Dolomite’s Reaction to Acid
Applying cold, dilute hydrochloric acid (HCl) to a solid piece of dolomite typically results in a very weak reaction, or sometimes none at all. Unlike other carbonate minerals that exhibit a rapid burst of bubbles, a solid specimen of dolomite will only show a few slow-growing bubbles of carbon dioxide gas (\(\text{CO}_2\)) on its surface. This weak effervescence is a defining characteristic of the mineral under standard field conditions.
A noticeable fizz will occur only when specific conditions accelerate the chemical reaction. One method is warming the dilute acid, which provides the necessary energy for the reaction to proceed faster. Alternatively, powdering the dolomite significantly increases the surface area exposed to the acid, leading to a visible reaction.
The Chemical Reason for the Slow Fizz
The chemical interaction between a carbonate mineral and acid involves a reaction that releases carbon dioxide (\(\text{CO}_2\)) gas. All carbonate minerals contain the carbonate ion (\(\text{CO}_3^{2-}\)), which reacts with hydrogen ions (\(\text{H}^+\)) from the acid to form water and \(\text{CO}_2\). Dolomite’s chemical formula is \(\text{CaMg}(\text{CO}_3)_2\), indicating it is a calcium magnesium carbonate.
The presence of both calcium (\(\text{Ca}^{2+}\)) and magnesium (\(\text{Mg}^{2+}\)) ions within the crystal structure inhibits the reaction rate. Dolomite forms a double carbonate structure where these ions are arranged in alternating layers within the crystal lattice. This ordered structure creates a stronger, more tightly bonded crystal compared to simpler carbonate structures.

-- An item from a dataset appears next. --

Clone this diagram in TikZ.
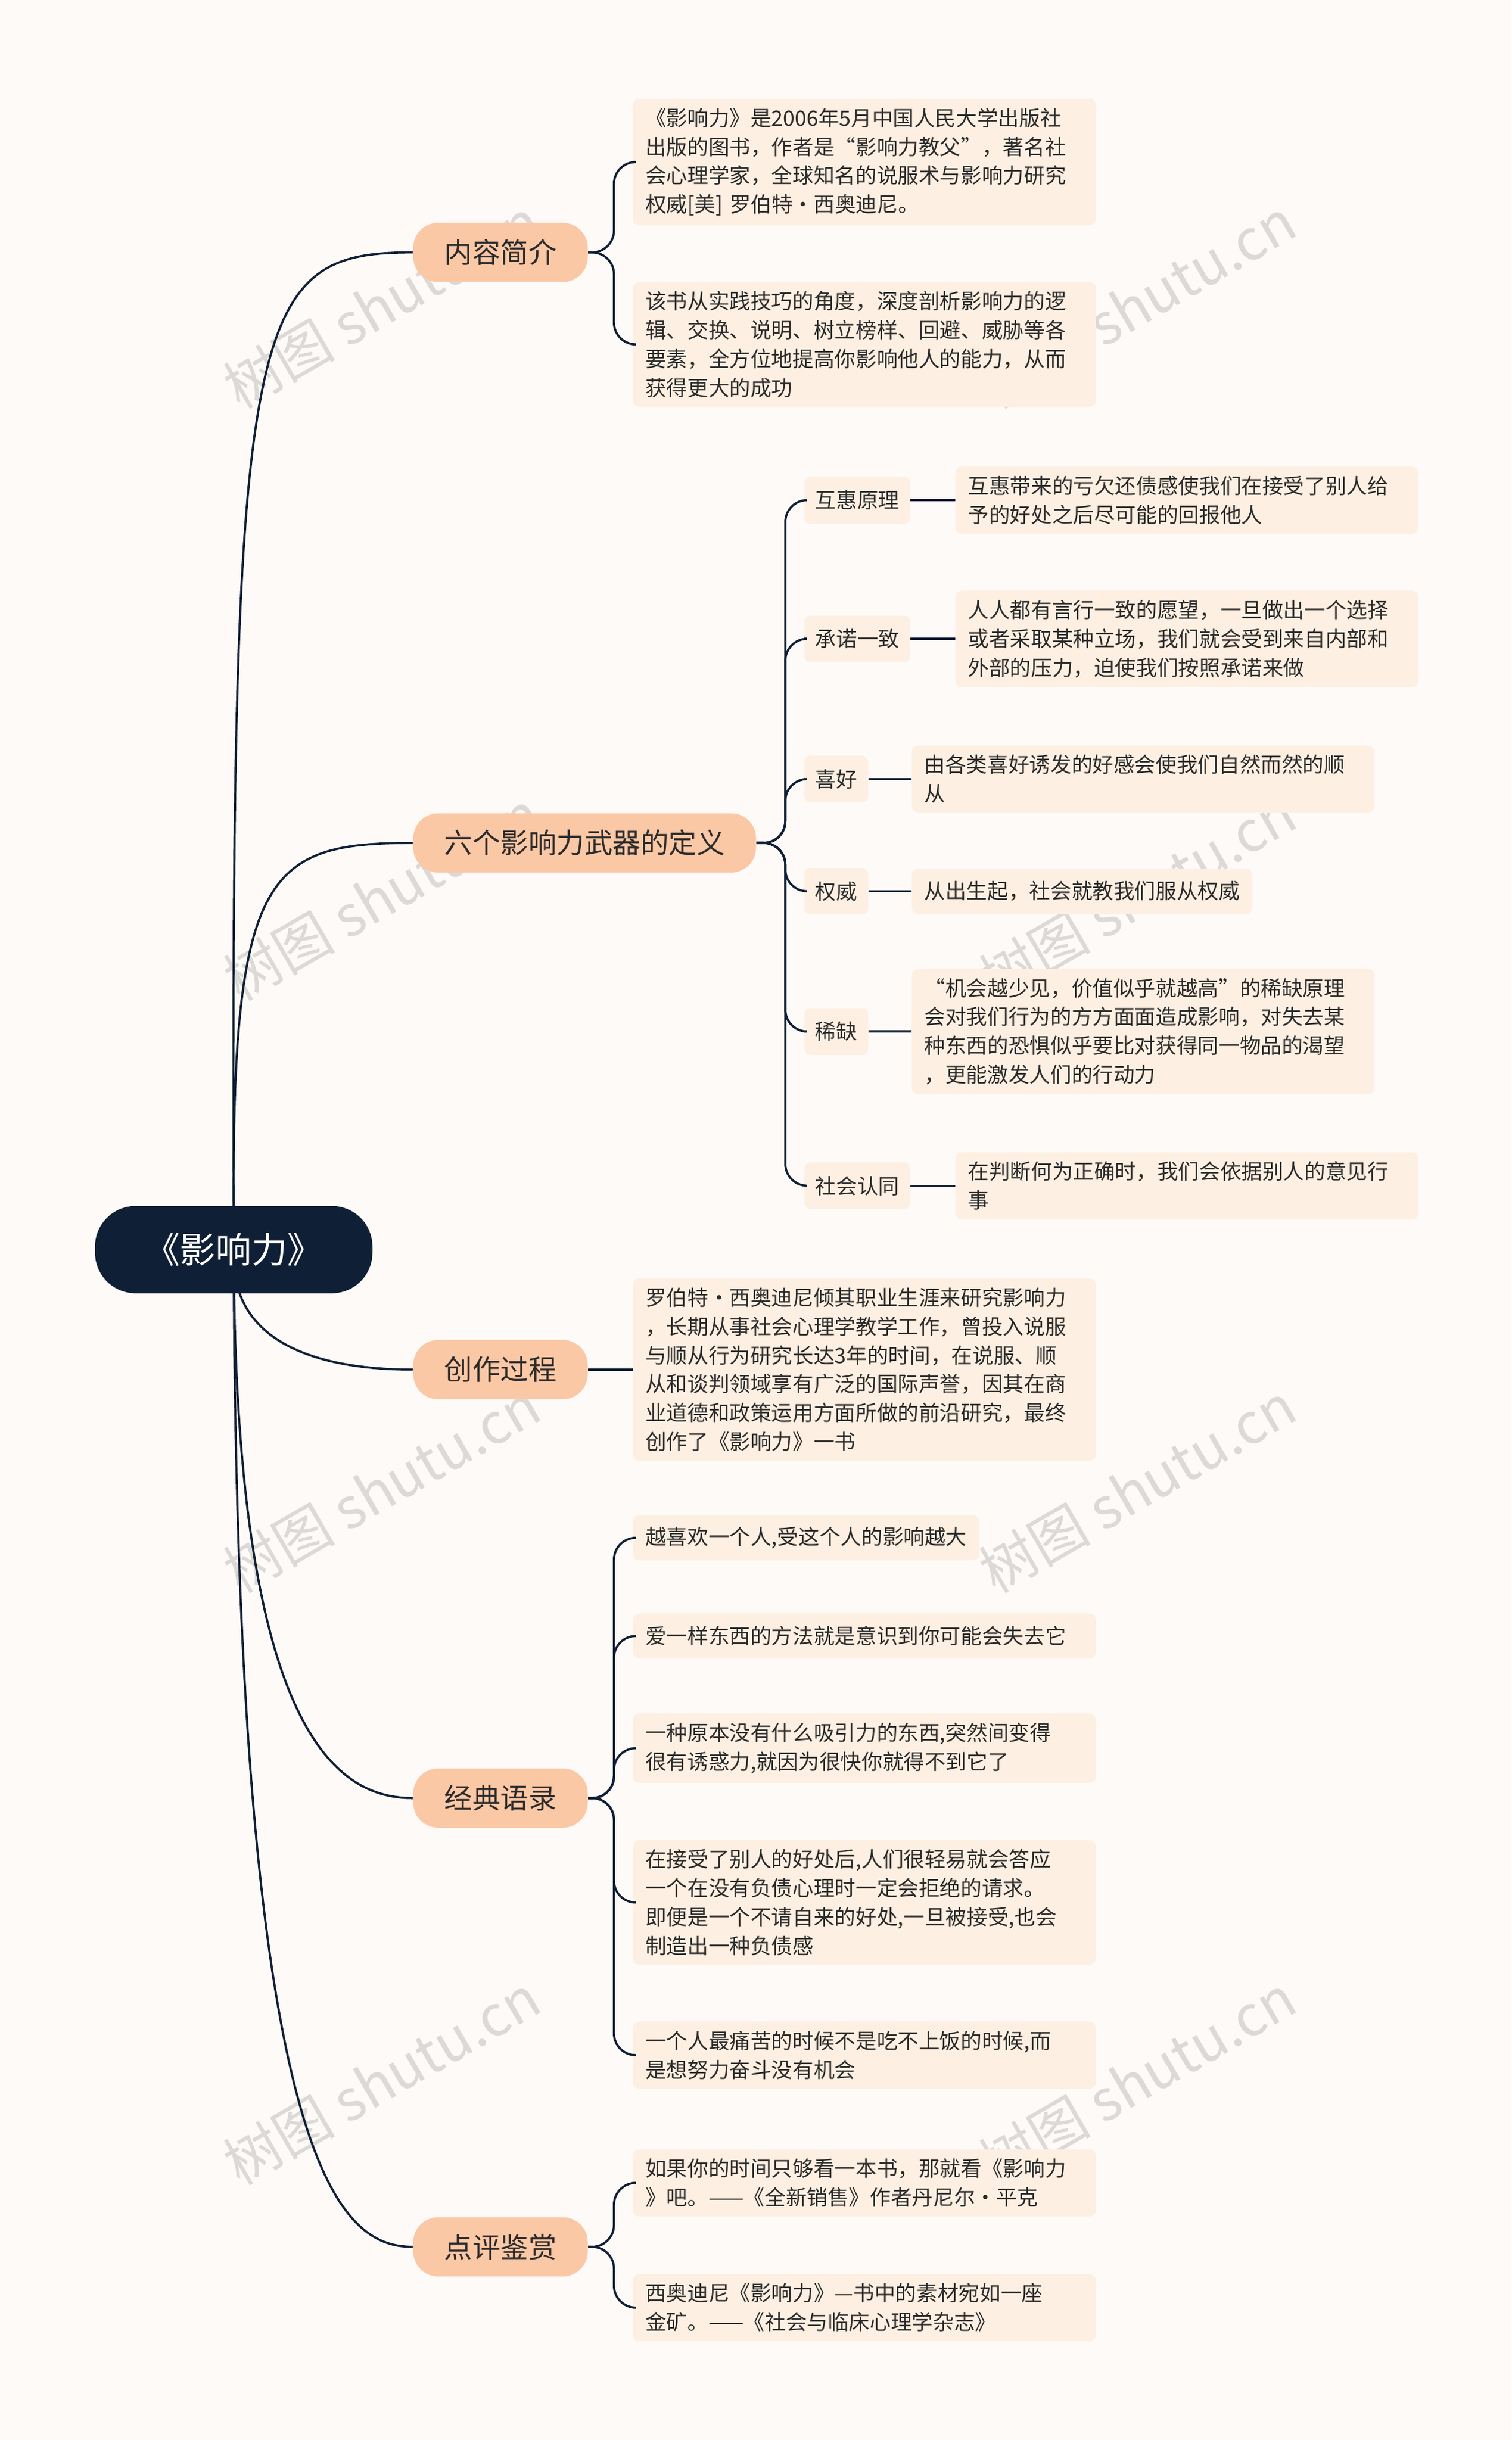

This tighter arrangement makes the dolomite structure less soluble in acid. Hydrogen ions have a harder time attacking and freeing the carbonate groups. At lower temperatures, the reaction is limited by the rate at which surface atoms can break away, known as surface-reaction limitation. The slow fizz results directly from this structural stability, requiring extra energy from heat or increased surface area to overcome the chemical bonds.
Using the Acid Test to Distinguish Dolomite from Calcite
The slow reaction of dolomite is a fundamental tool geologists use to distinguish it from calcite, the most common carbonate mineral. Calcite, which is pure calcium carbonate (\(\text{CaCO}_3\)), reacts immediately and vigorously when cold, dilute hydrochloric acid is placed on its surface. This quick, sustained bubbling clearly indicates calcite, which lacks the tight structural ordering found in dolomite.
A weak or absent reaction on a solid sample suggests the presence of dolomite or another less-reactive carbonate mineral. Geologists then perform a secondary test by scratching the specimen to create a small pile of powder. When acid is applied to this powder, the resulting fizz confirms the mineral is dolomite, differentiating it from non-carbonate minerals like quartz that do not react.
This difference in reactivity is a direct consequence of the minerals’ internal structure. The acid test provides a quick, reliable field method to tell apart dolostone (rock made of dolomite) from limestone (rock made of calcite). Dolomite’s resistance to acid also influences its weathering patterns, making it a more durable rock type.